To be truly empathic you have to actively think beyond yourself and your concerns. You can develop this empathic skill by practicing some simple habits.
- Be observant of others
We spend the majority of our day dwelling on ourselves caught up in our daily routines and digital distractions but taking the time to observe others around you is a good first step in developing your empathy. Watch and wonder, try to focus on the person’s state of being rather than categorizing or labeling them. Ask yourself what kind of day are they having, how are they feeling, and challenge yourself to genuinely care about their well-being. Curiosity about others is the first step to expanding your empathy.
- Use active listening
During a conversation especially a heated one, most people formulate the response from the other person even finishing their statement. This form of communication is more verbal combat than an exchange of ideas or opinions. Avoid this reflex by slowing down rather than rushing to reply. Take a moment to consider the other person’s statement, and ask follow-up questions to better understand with a speaker intended. Try to understand their emotional state and the deeper motivations behind the statement.

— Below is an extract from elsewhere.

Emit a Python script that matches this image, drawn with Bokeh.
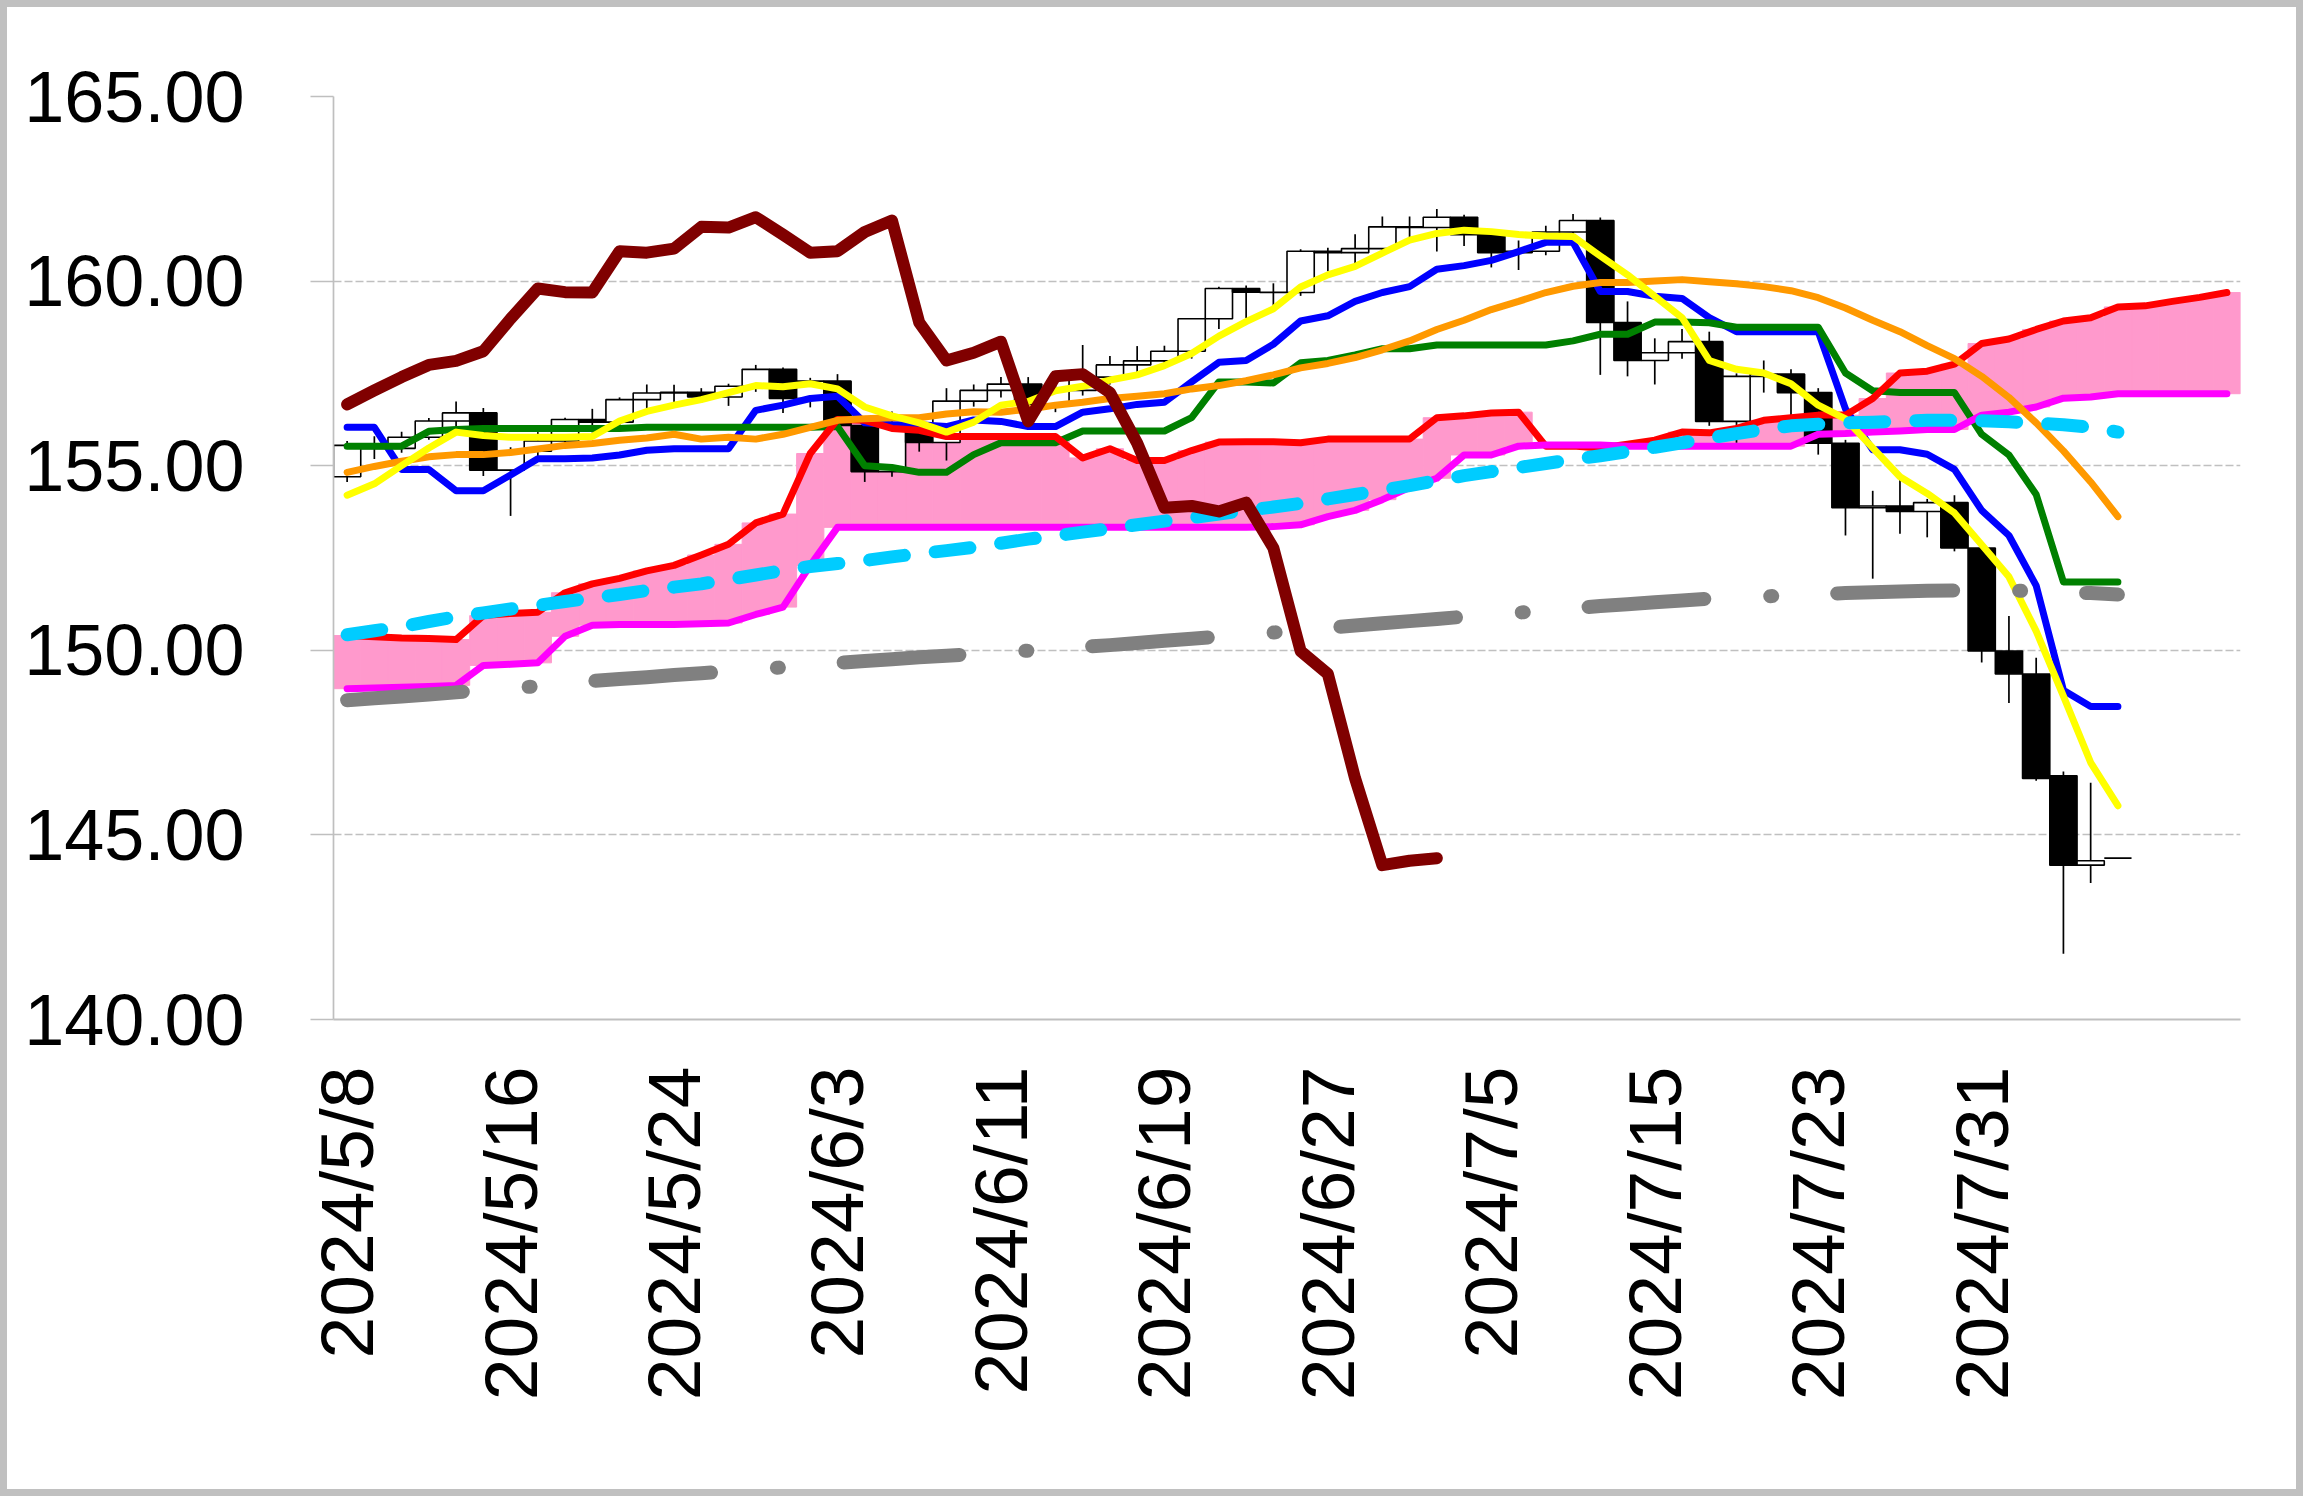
import math
from bokeh.plotting import figure
from bokeh.models import Range1d, FixedTicker, NumeralTickFormatter
from bokeh.embed import file_html
from bokeh.resources import INLINE

# ---------------- data ----------------
dates = [
    "2024/5/8", "2024/5/9", "2024/5/10", "2024/5/13", "2024/5/14", "2024/5/15", "2024/5/16", "2024/5/17",
    "2024/5/20", "2024/5/21", "2024/5/22", "2024/5/23", "2024/5/24", "2024/5/27", "2024/5/28", "2024/5/29",
    "2024/5/30", "2024/5/31", "2024/6/3", "2024/6/4", "2024/6/5", "2024/6/6", "2024/6/7", "2024/6/10",
    "2024/6/11", "2024/6/12", "2024/6/13", "2024/6/14", "2024/6/17", "2024/6/18", "2024/6/19", "2024/6/20",
    "2024/6/21", "2024/6/24", "2024/6/25", "2024/6/26", "2024/6/27", "2024/6/28", "2024/7/1", "2024/7/2",
    "2024/7/3", "2024/7/4", "2024/7/5", "2024/7/8", "2024/7/9", "2024/7/10", "2024/7/11", "2024/7/12",
    "2024/7/15", "2024/7/16", "2024/7/17", "2024/7/18", "2024/7/19", "2024/7/22", "2024/7/23", "2024/7/24",
    "2024/7/25", "2024/7/26", "2024/7/29", "2024/7/30", "2024/7/31", "2024/8/1", "2024/8/2", "2024/8/5",
    "2024/8/6", "2024/8/7", "2024/8/8", "2024/8/9", "2024/8/12", "2024/8/13",
]

open_ = [154.70, 155.55, 155.47, 155.77, 156.21, 156.43, 154.88, 155.39, 155.67, 156.25,
         156.18, 156.79, 156.97, 156.99, 156.86, 157.15, 157.61, 156.82, 157.29, 156.09,
         154.84, 156.11, 155.63, 156.75, 157.04, 157.21, 156.66, 157.04, 157.40, 157.73,
         157.84, 158.10, 158.98, 159.80, 159.70, 159.69, 160.81, 160.77, 160.88, 161.47,
         161.45, 161.73, 161.26, 160.77, 160.81, 161.33, 161.64, 158.88, 157.85, 158.06,
         158.36, 156.20, 157.42, 157.48, 156.98, 155.61, 153.86, 153.91, 153.76, 154.00,
         152.77, 149.98, 149.36, 146.60, 144.18, 144.37]
high = [155.67, 155.80, 155.92, 156.29, 156.74, 156.56, 155.50, 155.91, 156.30, 156.54,
        156.85, 157.20, 157.19, 157.10, 157.22, 157.73, 157.66, 157.38, 157.48, 156.20,
        156.47, 156.25, 157.10, 157.20, 157.40, 157.40, 157.20, 158.27, 157.97, 158.24,
        158.25, 159.00, 159.85, 159.88, 159.94, 160.86, 160.90, 161.27, 161.75, 161.75,
        161.95, 161.80, 161.30, 161.10, 161.50, 161.82, 161.72, 159.45, 158.45, 158.70,
        158.63, 157.50, 157.85, 157.61, 157.10, 155.70, 154.32, 154.70, 154.10, 154.20,
        152.90, 150.93, 149.80, 146.72, 146.41, 144.37]
low = [154.56, 155.18, 155.35, 155.70, 156.00, 154.72, 153.64, 155.10, 155.60, 155.90,
       156.00, 156.54, 156.68, 156.70, 156.62, 157.00, 156.43, 156.58, 156.00, 154.56,
       154.70, 155.38, 155.14, 156.60, 156.85, 156.40, 156.45, 156.90, 157.20, 157.50,
       157.70, 157.90, 158.70, 159.00, 159.30, 159.60, 160.27, 160.46, 160.80, 161.07,
       160.80, 160.95, 160.37, 160.30, 160.70, 161.20, 157.46, 157.42, 157.20, 157.90,
       156.08, 155.62, 156.98, 156.35, 155.30, 153.11, 151.94, 153.16, 153.06, 152.68,
       149.67, 148.57, 146.47, 141.78, 143.70, 144.37]
close = [155.55, 155.47, 155.77, 156.21, 156.43, 154.88, 155.39, 155.67, 156.25, 156.18,
         156.79, 156.97, 156.99, 156.86, 157.15, 157.61, 156.82, 157.29, 156.09, 154.84,
         156.11, 155.63, 156.75, 157.04, 157.21, 156.66, 157.04, 157.40, 157.73, 157.84,
         158.10, 158.98, 159.80, 159.70, 159.69, 160.81, 160.77, 160.88, 161.47, 161.45,
         161.73, 161.26, 160.77, 160.81, 161.33, 161.64, 158.88, 157.85, 158.06, 158.36,
         156.20, 157.42, 157.48, 156.98, 155.61, 153.86, 153.91, 153.76, 154.00, 152.77,
         149.98, 149.36, 146.53, 144.18, 144.30, 144.37]

tenkan = [156.04, 156.04, 154.90, 154.90, 154.32, 154.32, 154.75, 155.19, 155.19, 155.21,
          155.29, 155.42, 155.46, 155.46, 155.46, 156.50, 156.64, 156.82, 156.88, 156.16,
          156.11, 156.11, 156.06, 156.24, 156.20, 156.06, 156.06, 156.45, 156.54, 156.66,
          156.72, 157.27, 157.80, 157.85, 158.29, 158.92, 159.06, 159.45, 159.69, 159.85,
          160.32, 160.42, 160.56, 160.80, 161.05, 161.05, 159.72, 159.72, 159.59, 159.53,
          159.01, 158.63, 158.63, 158.63, 158.63, 156.54, 155.43, 155.43, 155.31, 154.90,
          153.79, 153.11, 151.75, 148.92, 148.48, 148.48]
kijun = [155.53, 155.53, 155.53, 155.93, 155.98, 156.01, 156.01, 156.01, 156.01, 156.01,
         156.01, 156.04, 156.04, 156.04, 156.04, 156.04, 156.04, 156.04, 156.06, 155.00,
         154.95, 154.82, 154.82, 155.30, 155.62, 155.62, 155.62, 155.94, 155.94, 155.94,
         155.94, 156.30, 157.27, 157.27, 157.24, 157.79, 157.85, 158.00, 158.17, 158.17,
         158.27, 158.27, 158.27, 158.27, 158.27, 158.38, 158.56, 158.56, 158.89, 158.89,
         158.87, 158.75, 158.75, 158.75, 158.75, 157.51, 157.03, 156.98, 156.98, 156.98,
         155.85, 155.29, 154.22, 151.85, 151.85, 151.85]
senkou_a = [150.40, 150.37, 150.33, 150.32, 150.29, 150.94, 151.00, 151.03, 151.56, 151.80,
            151.95, 152.15, 152.30, 152.58, 152.87, 153.45, 153.69, 155.33, 156.25, 156.23,
            156.01, 155.96, 155.79, 155.79, 155.79, 155.79, 155.79, 155.21, 155.46, 155.14,
            155.14, 155.41, 155.64, 155.65, 155.65, 155.62, 155.72, 155.72, 155.72, 155.72,
            156.30, 156.35, 156.43, 156.45, 155.53, 155.53, 155.48, 155.58, 155.69, 155.91,
            155.89, 156.01, 156.23, 156.30, 156.37, 156.37, 156.82, 157.51, 157.56, 157.75,
            158.31, 158.43, 158.69, 158.92, 159.01, 159.30, 159.33, 159.45, 159.56, 159.69]
senkou_b = [148.96, 148.98, 149.00, 149.02, 149.05, 149.59, 149.62, 149.66, 150.38, 150.68,
            150.70, 150.70, 150.70, 150.72, 150.74, 150.97, 151.17, 152.30, 153.33, 153.33,
            153.33, 153.33, 153.33, 153.33, 153.33, 153.33, 153.33, 153.33, 153.33, 153.33,
            153.33, 153.33, 153.33, 153.33, 153.35, 153.40, 153.62, 153.79, 154.08, 154.41,
            154.66, 155.29, 155.29, 155.53, 155.56, 155.56, 155.56, 155.53, 155.53, 155.53,
            155.53, 155.53, 155.53, 155.53, 155.85, 155.87, 155.91, 155.94, 155.98, 155.98,
            156.37, 156.45, 156.59, 156.83, 156.86, 156.95, 156.95, 156.95, 156.95, 156.95]
chikou = [156.66, 157.04, 157.40, 157.73, 157.84, 158.10, 158.98, 159.80, 159.70, 159.69,
          160.81, 160.77, 160.88, 161.47, 161.45, 161.73, 161.26, 160.77, 160.81, 161.33,
          161.64, 158.88, 157.85, 158.06, 158.36, 156.20, 157.42, 157.48, 156.98, 155.61,
          153.86, 153.91, 153.76, 154.00, 152.77, 149.98, 149.36, 146.53, 144.18, 144.30,
          144.37]
ma_short = [154.20, 154.51, 155.00, 155.48, 155.91, 155.82, 155.77, 155.77, 155.77, 155.79,
            156.21, 156.47, 156.64, 156.79, 156.98, 157.17, 157.14, 157.22, 157.08, 156.59,
            156.35, 156.16, 155.91, 156.18, 156.64, 156.74, 157.03, 157.15, 157.32, 157.46,
            157.71, 158.04, 158.51, 158.90, 159.25, 159.84, 160.17, 160.40, 160.76, 161.11,
            161.29, 161.38, 161.34, 161.26, 161.22, 161.21, 160.68, 160.17, 159.59, 159.01,
            157.85, 157.61, 157.51, 157.22, 156.64, 156.27, 155.48, 154.70, 154.25, 153.72,
            152.86, 151.99, 150.52, 148.76, 146.96, 145.79]
ma_mid = [154.82, 154.98, 155.12, 155.24, 155.30, 155.30, 155.36, 155.45, 155.55, 155.60,
          155.69, 155.75, 155.85, 155.72, 155.77, 155.72, 155.85, 156.04, 156.23, 156.27,
          156.30, 156.30, 156.40, 156.46, 156.45, 156.53, 156.64, 156.72, 156.82, 156.88,
          156.95, 157.08, 157.17, 157.30, 157.46, 157.65, 157.77, 157.93, 158.14, 158.38,
          158.69, 158.94, 159.23, 159.45, 159.69, 159.86, 159.96, 159.96, 160.00, 160.04,
          159.98, 159.93, 159.85, 159.74, 159.55, 159.27, 158.94, 158.63, 158.25, 157.90,
          157.42, 156.85, 156.16, 155.40, 154.56, 153.62]
ma_long = [150.42, 150.53, 150.64, 150.78, 150.91, 151.01, 151.12, 151.22, 151.32, 151.42,
           151.51, 151.62, 151.71, 151.80, 151.92, 152.04, 152.16, 152.27, 152.35, 152.43,
           152.53, 152.62, 152.70, 152.79, 152.90, 153.01, 153.10, 153.20, 153.30, 153.40,
           153.50, 153.59, 153.69, 153.79, 153.88, 153.98, 154.10, 154.22, 154.34, 154.46,
           154.60, 154.73, 154.84, 154.95, 155.06, 155.17, 155.27, 155.38, 155.50, 155.62,
           155.75, 155.87, 155.98, 156.08, 156.12, 156.16, 156.18, 156.20, 156.23, 156.23,
           156.22, 156.19, 156.15, 156.11, 156.04, 155.91]
ma_very_long = [148.65, 148.70, 148.75, 148.80, 148.86, 148.92, 148.97, 149.03, 149.10, 149.17,
                149.22, 149.27, 149.33, 149.38, 149.43, 149.48, 149.54, 149.60, 149.66, 149.71,
                149.76, 149.81, 149.85, 149.90, 149.95, 149.99, 150.04, 150.09, 150.14, 150.20,
                150.26, 150.31, 150.37, 150.43, 150.48, 150.55, 150.61, 150.67, 150.73, 150.79,
                150.85, 150.91, 150.96, 151.02, 151.08, 151.14, 151.20, 151.25, 151.30, 151.35,
                151.40, 151.43, 151.46, 151.49, 151.52, 151.55, 151.57, 151.59, 151.61, 151.62,
                151.63, 151.62, 151.60, 151.58, 151.55, 151.51]

y_ticks = [140, 145, 150, 155, 160, 165]
label_step = 6

# ---------------- figure ----------------
FONT = "Liberation Sans"
n_all = len(dates)
n_c = len(close)
xs_all = list(range(n_all))
xs_c = list(range(n_c))

p = figure(frame_width=1907, frame_height=923,
           x_range=Range1d(-0.5, n_all - 0.5), y_range=Range1d(140, 165),
           output_backend="svg", toolbar_location=None,
           min_border_left=326, min_border_right=56, min_border_top=89, min_border_bottom=470,
           background_fill_color="white", border_fill_color="white")
p.outline_line_color = None
p.styles = {"border": "7px solid #C0C0C0", "box-sizing": "content-box"}

p.xgrid.visible = False
p.ygrid.grid_line_color = "#C0C0C0"
p.ygrid.grid_line_width = 1.5
p.ygrid.grid_line_dash = "8 3"

p.yaxis.ticker = FixedTicker(ticks=y_ticks)
p.yaxis.formatter = NumeralTickFormatter(format="0.00")
p.yaxis.major_label_text_font = FONT
p.yaxis.major_label_text_font_size = "72px"
p.yaxis.major_label_text_color = "black"
p.yaxis.axis_line_color = "#BFBFBF"
p.yaxis.axis_line_width = 1.7
p.yaxis.major_tick_line_color = "#BFBFBF"
p.yaxis.major_tick_line_width = 1.7
p.yaxis.major_tick_out = 23
p.yaxis.major_tick_in = 0
p.yaxis.minor_tick_line_color = None
p.yaxis.major_label_standoff = 66

tick_pos = list(range(0, n_c - 5, label_step))
p.xaxis.ticker = FixedTicker(ticks=tick_pos)
p.xaxis.major_label_overrides = {t: dates[t] for t in tick_pos}
p.xaxis.major_label_orientation = math.pi / 2
p.xaxis.major_label_text_font = FONT
p.xaxis.major_label_text_font_size = "75px"
p.xaxis.major_label_text_color = "black"
p.xaxis.axis_line_color = "#BFBFBF"
p.xaxis.axis_line_width = 2
p.xaxis.major_tick_line_color = None
p.xaxis.minor_tick_line_color = None
p.xaxis.major_label_standoff = 41

# cloud (between leading spans)
cloud_top = [max(a, b) for a, b in zip(senkou_a, senkou_b)]
cloud_bot = [min(a, b) for a, b in zip(senkou_a, senkou_b)]
p.vbar(x=xs_all, width=1.0, top=cloud_top, bottom=cloud_bot,
       fill_color="#FF99CC", line_color="#FF99CC", line_width=1)

# candles
body_top = [max(o, c) for o, c in zip(open_, close)]
body_bot = [min(o, c) for o, c in zip(open_, close)]
body_col = ["white" if c >= o else "black" for o, c in zip(open_, close)]
p.segment(x0=xs_c, y0=low, x1=xs_c, y1=high, line_color="black", line_width=1.7)
p.vbar(x=xs_c, width=1.0, top=body_top, bottom=body_bot,
       fill_color=body_col, line_color="black", line_width=1.6)

def ln(xv, yv, color, w, dash="solid"):
    p.line(xv, yv, line_color=color, line_width=w, line_join="round",
           line_cap="round", line_dash=dash)

ln(xs_c, tenkan, "#0000FF", 7)
ln(xs_c, kijun, "#008000", 7)
ln(xs_all, senkou_a, "#FF0000", 7)
ln(xs_all, senkou_b, "#FF00FF", 7)
ln(xs_c, ma_mid, "#FF9900", 7)
ln(xs_c, ma_short, "#FFFF00", 7)
ln(xs_c, ma_long, "#00CCFF", 13, "35 31")
ln(xs_c, ma_very_long, "#808080", 14, "116 66 2 65")
ln(list(range(len(chikou))), chikou, "#800000", 12)

open("out.html", "w").write(file_html(p, INLINE))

What life experiences led them to their current world view. Remember you don’t need to share someone’s opinion to understand it and acknowledge it. Listening will help, inform and expand your own opinion
- Open up
Learning more about other people’s experiences is a key element to seeing a world through someone else’s eyes but it is also important to open up about your feelings and experiences. Empathy is built upon mutual understanding through a combination of uncovering the deeper motivations of someone else’s position and expressing our underlying concerns we often discover a shared commonality even with those who hold different beliefs than ours through the practice of keeping an open mind.
Empathy helps us challenge prejudice, find commonality, and expand our moral universe. People outside our circle are labeled as the problem or the enemy. These labels draw lines in the sand that prevent us from moving forward or growing. It cuts us from the realization that the human experience is a shared experience. We have much more in common than we think and are just seeing small variations of the same reality.